World of Warcraft may have been the first MMORPG to offer match-based PvP instances, but most modern MMORPGs now offer something similar.  Just off the top of my head, I know of Warhammer Online, Rift, Age of Conan, Champions Online, Star Trek Online and more. 

I believe that Warhammer Online actually had the best match-based PvP of any game currently available.  Some of the features they invented (such as queue anywhere) have become industry standards, so I can't be the only one.  WAR scenarios managed to be brutal, fast, fun, and surprisingly balanced, but most importantly they managed to make every member of the team have a clear impact, regardless of class.  WAR has to be the first MMORPG to make "tanks" feel powerful in PvP rather than just giant punching bags.  The use of collision detection was a huge plus, and tactics and strategy were vital to success.  You could have fun and be useful no matter your class, and victory was determined by who had the best tanks, healers, and damage dealers, rather than just the best healers (as is more typical).

Scenario design also played a big part in WAR's successful implementation of this feature.  With a few exceptions the scenario maps were balanced for both sides, but more importantly the maps couldn't stalemate like say, a Warsong Gulch match back in the day in WoW.  The scenarios always kept moving forward, and there was enough variety to make playing scenarios often worthwhile.  Unfortunately, the rest of the game wasn't quite up to par, and you can only play so many scenarios before you'd like to do something else.  WAR was a flawed game, but the scenario PvP was generally very good.

I think Star Trek Online has done instanced match-based PvP the most poorly, though Champions Online (also by Cryptic) is a strong contender.  Although they keep many of the modern conventions such as queing from anywhere, there seems to be little emphasis on balance, and those battles I participated in didn't seem to have any terribly interesting objectives.  With no balance and no interesting objectives, teamwork seems to be largely absent as people fly around in seemingly random directions.  STO's PvP balance is extremely punishing, with some classes/builds/ships able to dominate while others seem incapable of accomplishing much of anything.  Woe betide the newbie who enters an STO PvP match, as they're likely to be brutally ganked over and over with no hope of having fun.

Rift and WoW both have robust matched PvP systems, with Rift's edging out WoW's thanks to adopting and refining many of the things WAR and WoW did.  I still have to give top honors to WAR though, for managing to bring it all together in a way no other game did before, or has since.


  1. This is a part of the game for me that breaks immersion. Only the slightest veneer of story is applied over the instances. I much prefer the "take an objective" kind of non-instanced PvP to instances that are the same each match. Surely there has to be some way to combine the two. Wintergrasp is the closest I can think of.

    At least DAoC's training grounds kept track of who had the keep. There was some saved state between "matches" (though the concept really doesn't apply to DAoC's training instances).

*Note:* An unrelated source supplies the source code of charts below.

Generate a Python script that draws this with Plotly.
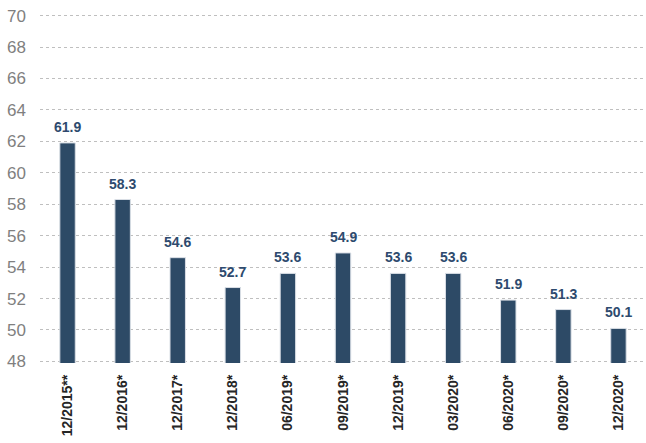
import plotly.graph_objects as go

categories = ["12/2015**", "12/2016*", "12/2017*", "12/2018*", "06/2019*", "09/2019*",
              "12/2019*", "03/2020*", "06/2020*", "09/2020*", "12/2020*"]
values = [61.9, 58.3, 54.6, 52.7, 53.6, 54.9, 53.6, 53.6, 51.9, 51.3, 50.1]
y_ticks = [48, 50, 52, 54, 56, 58, 60, 62, 64, 66, 68, 70]

bar_color = "#2D4A66"
label_color = "#2E4A6E"

fig = go.Figure(go.Bar(
    x=categories,
    y=values,
    width=0.28,
    marker=dict(color=bar_color, line=dict(color="#D9DEE5", width=1)),
    hoverinfo="x+y",
))

for c, v in zip(categories, values):
    fig.add_annotation(
        x=c, y=v, text=f"<b>{v:.1f}</b>", showarrow=False,
        yanchor="middle", yshift=16,
        font=dict(family="Liberation Sans, Arial", size=14, color=label_color),
    )

fig.update_layout(
    width=646, height=443,
    margin=dict(l=40, r=0, t=14, b=80, autoexpand=False),
    plot_bgcolor="white", paper_bgcolor="white",
    showlegend=False,
    font=dict(family="Liberation Sans, Arial"),
)
fig.update_yaxes(
    range=[47.9, 70.1],
    tickvals=y_ticks,
    showgrid=True, gridcolor="#BFBFBF", griddash="dot", gridwidth=1,
    zeroline=False, showline=False,
    tickfont=dict(size=17, color="#7F7F7F"),
    ticklabelstandoff=13,
    automargin=False,
)
fig.update_xaxes(
    tickangle=-90,
    tickvals=categories,
    ticktext=[f"<b>{c}</b>" for c in categories],
    tickfont=dict(size=14, color="#262626"),
    showline=False, showgrid=False, zeroline=False,
    ticklabelstandoff=8,
    automargin=False,
)
fig.write_html("out.html", config={"displayModeBar": False},
               post_script="document.body.style.margin='0';")
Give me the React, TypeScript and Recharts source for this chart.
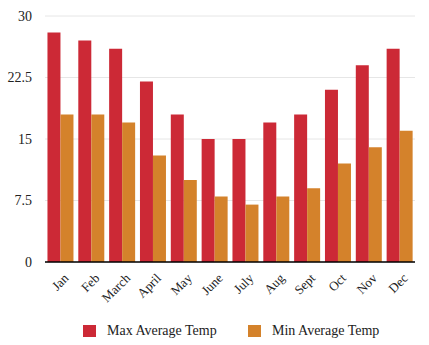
import React from 'react';
import { BarChart, Bar, XAxis, YAxis, CartesianGrid } from 'recharts';

const months = ['Jan', 'Feb', 'March', 'April', 'May', 'June', 'July', 'Aug', 'Sept', 'Oct', 'Nov', 'Dec'];
const maxTemp = [28, 27, 26, 22, 18, 15, 15, 17, 18, 21, 24, 26];
const minTemp = [18, 18, 17, 13, 10, 8, 7, 8, 9, 12, 14, 16];
const yTicks = [0, 7.5, 15, 22.5, 30];
const seriesNames = ['Max Average Temp', 'Min Average Temp'];
const colors = ['#cc2936', '#d4822b'];

const data = months.map((m, i) => ({ month: m, max: maxTemp[i], min: minTemp[i] }));

const FONT = '"Liberation Serif", "Times New Roman", serif';

const XTick = (props: any) => {
  const { x, y, payload } = props;
  return (
    <g transform={`translate(${x + 9},${y + 9})`}>
      <text transform="rotate(-45)" textAnchor="end" fontSize={13} fontFamily={FONT} fill="#222">
        {payload.value}
      </text>
    </g>
  );
};

export default function App() {
  return (
    <div style={{ position: 'absolute', left: 0, top: 0, width: 429, height: 345, background: '#fff' }}>
      <BarChart
        width={429}
        height={345}
        data={data}
        margin={{ top: 16, right: 14, left: 0, bottom: 0 }}
        barCategoryGap="8%"
        barGap={0}
      >
        <CartesianGrid vertical={false} stroke="#e6e6e6" />
        <XAxis
          dataKey="month"
          interval={0}
          tickLine={false}
          axisLine={{ stroke: '#000', strokeWidth: 1.5 }}
          height={83}
          tick={<XTick />}
        />
        <YAxis
          width={45}
          domain={[0, 30]}
          ticks={yTicks}
          axisLine={false}
          tickLine={false}
          tickMargin={7}
          tick={{ fontSize: 14, fontFamily: FONT, fill: '#222' }}
        />
        <Bar dataKey="max" name={seriesNames[0]} fill={colors[0]} isAnimationActive={false} />
        <Bar dataKey="min" name={seriesNames[1]} fill={colors[1]} isAnimationActive={false} />
      </BarChart>
      <div style={{ position: 'absolute', top: 320, left: 0, width: 429, height: 20, fontFamily: FONT, fontSize: 14, color: '#222' }}>
        {seriesNames.map((n, i) => (
          <div key={n} style={{ position: 'absolute', left: i === 0 ? 83 : 248, top: 3, display: 'flex', alignItems: 'center', whiteSpace: 'nowrap' }}>
            <span style={{ display: 'inline-block', width: 13, height: 12, background: colors[i], marginRight: 11 }} />
            <span>{n}</span>
          </div>
        ))}
      </div>
    </div>
  );
}
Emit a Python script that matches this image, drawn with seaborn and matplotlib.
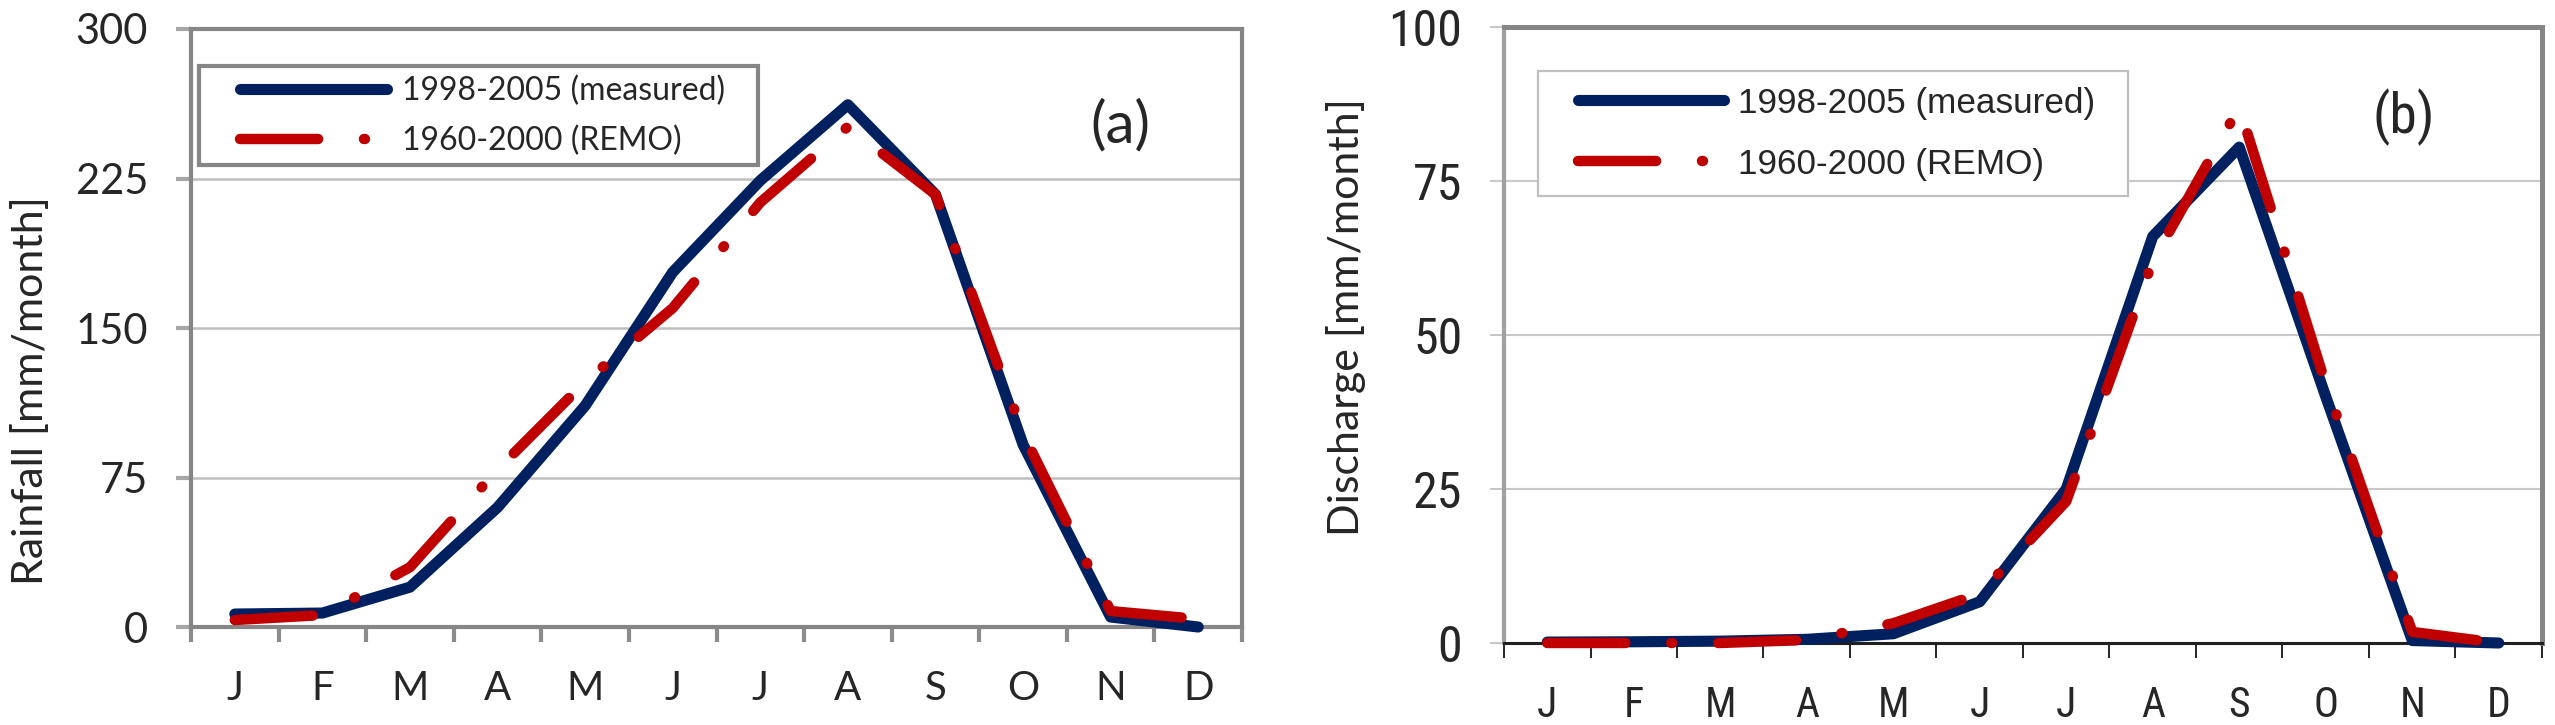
import numpy as np
import pandas as pd
import matplotlib
matplotlib.use("Agg")
import matplotlib.pyplot as plt
from matplotlib.lines import Line2D
from matplotlib.legend_handler import HandlerLine2D
import seaborn as sns

# ---- data ----
months = ['J', 'F', 'M', 'A', 'M', 'J', 'J', 'A', 'S', 'O', 'N', 'D']
rain_measured = [6.5, 7, 20, 60, 111, 178, 224, 262, 217, 91.5, 5, 0]
rain_remo = [3.5, 6, 30, 79, 123, 160, 213, 251, 217, 97, 8, 4]
dis_measured = [0.15, 0.2, 0.3, 0.6, 1.5, 6.7, 25, 66, 80.5, 40, 0.4, 0]
dis_remo = [0, 0, 0, 0.5, 3.2, 8, 23, 62, 87, 42, 1.8, 0]
label_measured = '1998-2005 (measured)'
label_remo = '1960-2000 (REMO)'
rain_ticks = [0, 75, 150, 225, 300]
dis_ticks = [0, 25, 50, 75, 100]

sns.set_style("white")
FA = ['Lato', 'DejaVu Sans']
FB = ['Liberation Sans', 'DejaVu Sans']
FBC = ['Roboto Condensed', 'Liberation Sans', 'DejaVu Sans']
plt.rcParams['font.family'] = FA

BLUE = '#002060'
RED = '#C00000'
DASH = (0, (7.5, 4.4, 0.1, 4.4))

fig = plt.figure(figsize=(25.55, 7.25), dpi=100)
axa = fig.add_axes([0.07476, 0.13517, 0.41135, 0.82483])
axb = fig.add_axes([0.58865, 0.11310, 0.40626, 0.84966])

pos = np.arange(len(months))


def draw(ax, measured, remo):
    df = pd.DataFrame({'pos': pos, 'measured': measured, 'remo': remo})
    sns.lineplot(data=df, x='pos', y='measured', ax=ax, color=BLUE, lw=8,
                 solid_capstyle='round', solid_joinstyle='round',
                 label=label_measured, clip_on=False, zorder=3)
    sns.lineplot(data=df, x='pos', y='remo', ax=ax, color=RED, lw=7.5,
                 linestyle=DASH, dash_capstyle='round', dash_joinstyle='round',
                 label=label_remo, clip_on=False, zorder=4)
    ax.set_xlim(-0.5, len(months) - 0.5)
    ax.set_xticks(pos)
    ax.set_xticklabels(months)
    ax.set_xticks(np.arange(-0.5, len(months), 1), minor=True)
    ax.set_xlabel('')
    ax.set_axisbelow(True)


# ---------------- panel (a) ----------------
draw(axa, rain_measured, rain_remo)
axa.set_ylim(0, 300)
axa.set_yticks(rain_ticks)
axa.yaxis.grid(True, color='#BFBFBF', lw=1.8)
for s in axa.spines.values():
    s.set_visible(True)
    s.set_color('#868686')
    s.set_linewidth(3)
axa.tick_params(axis='x', which='major', length=0, pad=31, labelsize=29)
axa.tick_params(axis='x', which='minor', length=11, width=3, color='#8C8C8C',
                direction='out', bottom=True)
axa.tick_params(axis='y', which='major', length=11, width=3, color='#A6A6A6',
                direction='out', left=True, pad=20, labelsize=30)
axa.set_ylabel('Rainfall [mm/month]', fontsize=31)
axa.yaxis.label.set_va('center')
axa.yaxis.set_label_coords(-0.153, 0.395)
axa.text(0.884, 0.838, '(a)', transform=axa.transAxes, fontsize=42,
         ha='center', va='center')
lega = axa.legend(loc='upper left', bbox_to_anchor=(0.0076, 0.938, 0.532, 0.0),
                  mode='expand', borderaxespad=0, fontsize=23,
                  handlelength=5.57, handletextpad=0.5, labelspacing=0.6,
                  borderpad=0.3, fancybox=False, framealpha=1,
                  handler_map={Line2D: HandlerLine2D(xpad=0.97)})
lega.get_frame().set_edgecolor('#868686')
lega.get_frame().set_linewidth(3)

# ---------------- panel (b) ----------------
draw(axb, dis_measured, dis_remo)
axb.set_ylim(0, 100)
axb.set_yticks(dis_ticks)
axb.yaxis.grid(True, color='#C8C8C8', lw=1.5)
for s in axb.spines.values():
    s.set_visible(True)
axb.spines['left'].set_color('#A0A0A0')
axb.spines['left'].set_linewidth(3)
axb.spines['top'].set_color('#868686')
axb.spines['top'].set_linewidth(3.6)
axb.spines['right'].set_color('#868686')
axb.spines['right'].set_linewidth(3.6)
axb.spines['bottom'].set_color('#202020')
axb.spines['bottom'].set_linewidth(2.2)
axb.tick_params(axis='x', which='major', length=0, pad=30, labelsize=30)
axb.tick_params(axis='x', which='minor', length=11, width=1.2, color='black',
                direction='out', bottom=True)
axb.tick_params(axis='y', which='major', length=10, width=1.5, color='#C8C8C8',
                direction='out', left=True, pad=20, labelsize=36)
for t in axb.get_xticklabels() + axb.get_yticklabels():
    t.set_family(FBC)
axb.set_ylabel('Discharge [mm/month]', fontsize=31)
axb.yaxis.label.set_va('center')
axb.yaxis.set_label_coords(-0.152, 0.529)
axb.text(0.867, 0.853, '(b)', transform=axb.transAxes, fontsize=40,
         ha='center', va='center', family=FBC)
legb = axb.legend(loc='upper left', bbox_to_anchor=(0.0328, 0.9286, 0.568, 0.0),
                  mode='expand', borderaxespad=0,
                  handlelength=4.83, handletextpad=0.4, labelspacing=0.79,
                  borderpad=0.45, fancybox=False, framealpha=1,
                  prop={'family': FB, 'size': 25.3},
                  handler_map={Line2D: HandlerLine2D(xpad=0.70)})
legb.get_frame().set_edgecolor('#BFBFBF')
legb.get_frame().set_linewidth(1.6)

fig.savefig('out.png', dpi=100)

    Instanced PvP really seems like a separate game for me. I've done my share but it was always to gear up or build faction. It was never as interesting to me as a dungeon run,.
    I think you are right, WAR did it best. WoW probably right behind. It's too early to see with Rift, but it seems to look like WoW more than WAR.

  2. Instance PvP essentially is a separate game. You're right that it's immersion breaking from a world point of view (breaks the contiguity of the game world) but as long as the setting isn't immersion breaking it really doesn't bother me. The nature of the match requires it to be set outside the bounds of the regular game. Wintergrasp, as you mentioned, was an attempt to meld open world with match-based PvP, and I'd have to call it an abysmal failure. They just don't mesh well.

    From my experience, Rift has taken lessons learned from WAR and applied it to the WoW model, so Rift instance PvP comes out ahead of WoW, but still behind WAR.